With tiered subscriptions, you might rent timelines for a weekend, a month, or a looping version of a single pivotal day.
The Ethics of Renting Reality
Simulife opens thrilling doors—but also troubling ones.
- Emotional addiction: Why return to a disappointing reality when a better one is just a headset away?
- Blurred identity: If you live a thousand different lives, which one is really “you”?
- Data exploitation: How private can your alternate life be when it’s built on cloud-processed memories?
- Consent dilemmas: What happens when simulated people, based on real individuals, act in unpredictable ways?
These aren’t just technical concerns—they’re existential.
Who Owns Your Other You?
In a subscription model, your simulated lives may be licensed, not owned.

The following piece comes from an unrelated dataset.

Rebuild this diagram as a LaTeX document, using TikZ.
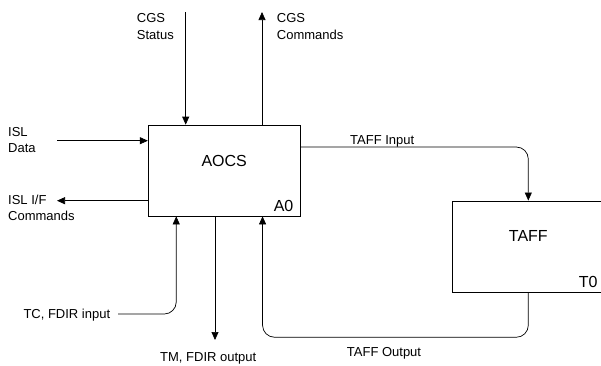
\documentclass[tikz,border=0pt]{standalone}
\usepackage{fontspec}
\setmainfont{Liberation Sans}
\usetikzlibrary{arrows.meta,positioning,calc}

\begin{document}
\begin{tikzpicture}[x=1pt,y=-1pt,
    flow/.style={-{Triangle[length=8pt,width=7pt]}, line width=0.7pt},
    block/.style={draw, line width=0.7pt, minimum width=152pt, minimum height=91pt, inner sep=0pt},
    lbl/.style={font=\fontsize{13}{16.5}\selectfont, align=left, inner sep=0pt, anchor=base west},
    big/.style={font=\fontsize{16}{19}\selectfont, inner sep=0pt}]
    \clip (0,0) rectangle (601,365);

    % Activity boxes
    \node[block] (aocs) at (224.2,170.5) {};
    \node[big] (aocsname) at ($(aocs.center)+(0,-10)$) {AOCS};
    \node[big, anchor=base east] (aocsid) at ($(aocs.south east)+(-7,-5)$) {A0};

    \node[block] (taff) at (528.3,246.4) {};
    \node[big] (taffname) at ($(taff.center)+(0,-10)$) {TAFF};
    \node[big, anchor=base east] (taffid) at ($(taff.south east)+(-7,-5)$) {T0};

    % Free ends of the connectors
    \coordinate (cgsS) at (185.7,12);
    \coordinate (cgsC) at (262,12);
    \coordinate (islD) at (57,140.7);
    \coordinate (islC) at (57,200.7);
    \coordinate (tcin) at (118,314);
    \coordinate (tmout) at (215,340);

    % Labels (base = last line)
    \node[lbl] (cgsSlbl) at (136.7,39.3) {CGS\\Status};
    \node[lbl] (cgsClbl) at (276.7,39.3) {CGS\\Commands};
    \node[lbl] (islDlbl) at (8,152.7) {ISL\\Data};
    \node[lbl] (islClbl) at (8,220.7) {ISL I/F\\Commands};
    \node[lbl] (tclbl) at (23.3,318.3) {TC, FDIR input};
    \node[lbl] (tmlbl) at (160,361.5) {TM, FDIR output};
    \node[lbl] (tafflbl) at (350,144) {TAFF Input};
    \node[lbl] (taffolbl) at (346.7,356.7) {TAFF Output};

    % Connectors
    \draw[flow] (cgsS) -- (cgsS |- aocs.north);
    \draw[flow] (cgsC |- aocs.north) -- (cgsC);
    \draw[flow] (islD) -- (islD -| aocs.west);
    \draw[flow] (islC -| aocs.west) -- (islC);
    \draw[flow, rounded corners=12pt] (tcin) -| ($(aocs.south west)+(28.4,0)$);
    \draw[flow] (tmout |- aocs.south) -- (tmout);
    \draw[flow, rounded corners=12pt] ($(aocs.east)+(0,-23.5)$) -| (taff.north);
    \draw[flow, rounded corners=12pt] (taff.south) -- ++(0,45) -| ($(aocs.south east)+(-38,0)$);
\end{tikzpicture}
\end{document}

That means:
- You don’t control the narrative architecture.
- You can’t download or export your other selves.
- Your favorite timeline might disappear if the service shutters—or if you stop paying.
You may end up remembering lives you don’t legally own, emotionally tied to a world you can’t revisit.
The Psychology of Infinite Choice
Simulife raises a paradox: the more options we can live, the harder it becomes to accept the one we’re in. When every decision is reversible in a sim, real life starts to feel restrictive—or even inferior.
It’s the multiverse malaise: a longing for the better version of ourselves that exists just one click (or subscription) away.
Final Thought: Would You Live Another You?
Simulife isn’t about replacing reality. It’s about expanding it. It tempts us with the possibility that our story is not singular, but plural—written not in ink, but in code.
The future may not ask us to choose just one life.